▸ **Information shown**:

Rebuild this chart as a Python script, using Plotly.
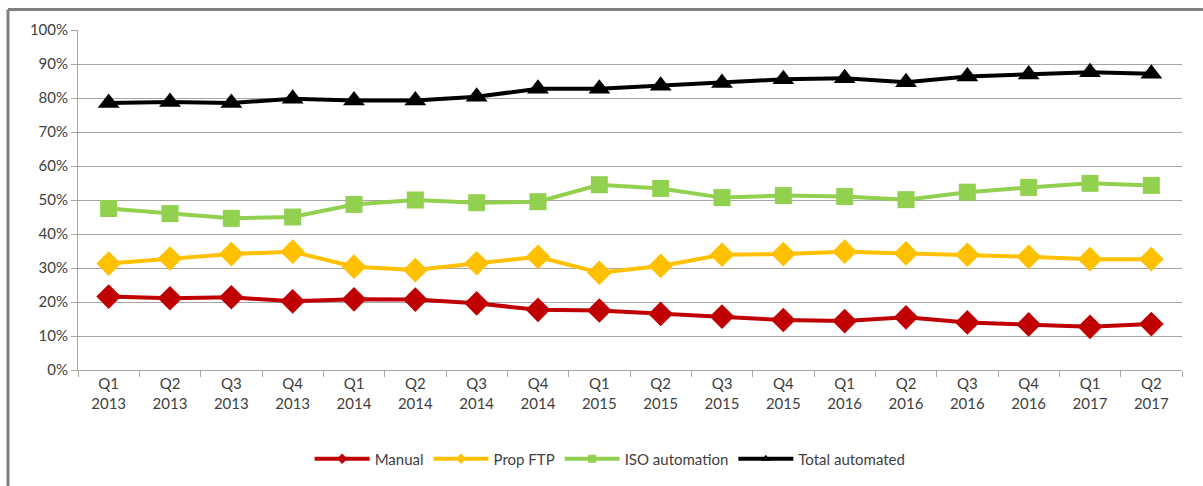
import plotly.graph_objects as go

categories = ["Q1<br>2013", "Q2<br>2013", "Q3<br>2013", "Q4<br>2013",
              "Q1<br>2014", "Q2<br>2014", "Q3<br>2014", "Q4<br>2014",
              "Q1<br>2015", "Q2<br>2015", "Q3<br>2015", "Q4<br>2015",
              "Q1<br>2016", "Q2<br>2016", "Q3<br>2016", "Q4<br>2016",
              "Q1<br>2017", "Q2<br>2017"]

manual = [21.6, 21.1, 21.4, 20.2, 20.8, 20.7, 19.6, 17.7, 17.5,
          16.5, 15.7, 14.7, 14.4, 15.5, 14.0, 13.4, 12.7, 13.5]
prop_ftp = [31.3, 32.8, 34.1, 34.8, 30.4, 29.4, 31.4, 33.3, 28.6,
            30.6, 33.9, 34.1, 34.8, 34.3, 33.9, 33.3, 32.6, 32.6]
iso_automation = [47.5, 46.0, 44.6, 45.0, 48.7, 50.0, 49.2, 49.5, 54.5,
                  53.4, 50.7, 51.3, 51.0, 50.1, 52.3, 53.7, 54.9, 54.3]
total_automated = [78.5, 78.8, 78.5, 79.8, 79.3, 79.3, 80.4, 82.7, 82.7,
                   83.6, 84.4, 85.5, 85.8, 84.6, 86.3, 86.9, 87.6, 87.1]

series = [
    ("Manual", manual, "#C00000", "diamond", 19),
    ("Prop FTP", prop_ftp, "#FFC000", "diamond", 19),
    ("ISO automation", iso_automation, "#92D050", "square", 17),
    ("Total automated", total_automated, "#000000", "triangle-up", 19),
]

fig = go.Figure()
for name, vals, color, symbol, size in series:
    fig.add_trace(go.Scatter(
        x=categories, y=[v / 100 for v in vals], name=name, mode="lines+markers",
        line=dict(color=color, width=4),
        marker=dict(symbol=symbol, size=size, color=color),
        showlegend=False,
    ))
# legend entries with small markers, as in the reference legend
for name, vals, color, symbol, size in series:
    fig.add_trace(go.Scatter(
        x=[categories[0]], y=[None], name=name, mode="lines+markers",
        line=dict(color=color, width=4),
        marker=dict(symbol=symbol, size=8, color=color),
        showlegend=True, hoverinfo="skip",
    ))

border = dict(color="#808080", width=3)
fig.update_layout(
    width=1203, height=486,
    margin=dict(l=78, r=21, t=30, b=115),
    paper_bgcolor="white", plot_bgcolor="white",
    font=dict(family="Lato, Open Sans, sans-serif", size=15, color="#404040"),
    showlegend=True,
    legend=dict(orientation="h", x=0.482, xanchor="center", y=-0.258, yanchor="middle",
                font=dict(size=15, color="#404040"), itemwidth=55,
                traceorder="normal"),
    shapes=[
        dict(type="line", xref="paper", yref="paper",
             x0=-0.0634, x1=-0.0634, y0=-0.40, y1=1.06, line=border, layer="above"),
        dict(type="line", xref="paper", yref="paper",
             x0=-0.0634, x1=1.019, y0=1.06, y1=1.06, line=border, layer="above"),
    ],
)
fig.update_xaxes(type="category", range=[-0.5, len(categories) - 0.5],
                 showline=True, linecolor="#A6A6A6", linewidth=1,
                 ticks="outside", tickson="boundaries", ticklen=6, tickcolor="#A6A6A6",
                 showgrid=False, tickfont=dict(size=15, color="#404040"))
fig.update_yaxes(range=[0, 1], tickformat=".0%", dtick=0.1, showline=True,
                 linecolor="#A6A6A6", linewidth=1, ticks="outside", ticklen=6,
                 tickcolor="#A6A6A6", gridcolor="#A6A6A6", gridwidth=1,
                 zeroline=False, tickfont=dict(size=15, color="#404040"))

fig.write_html("out.html", config={"displayModeBar": False},
               post_script="document.body.style.margin='0';")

▸ **Exercise directions**: Repeat the listing above from its first line through the line that contains "import plotly.graph_objects as go", both included, and nothing more. Drop the pictures.

▸ **The completed task**:
Rebuild this chart as a Python script, using Plotly.
import plotly.graph_objects as go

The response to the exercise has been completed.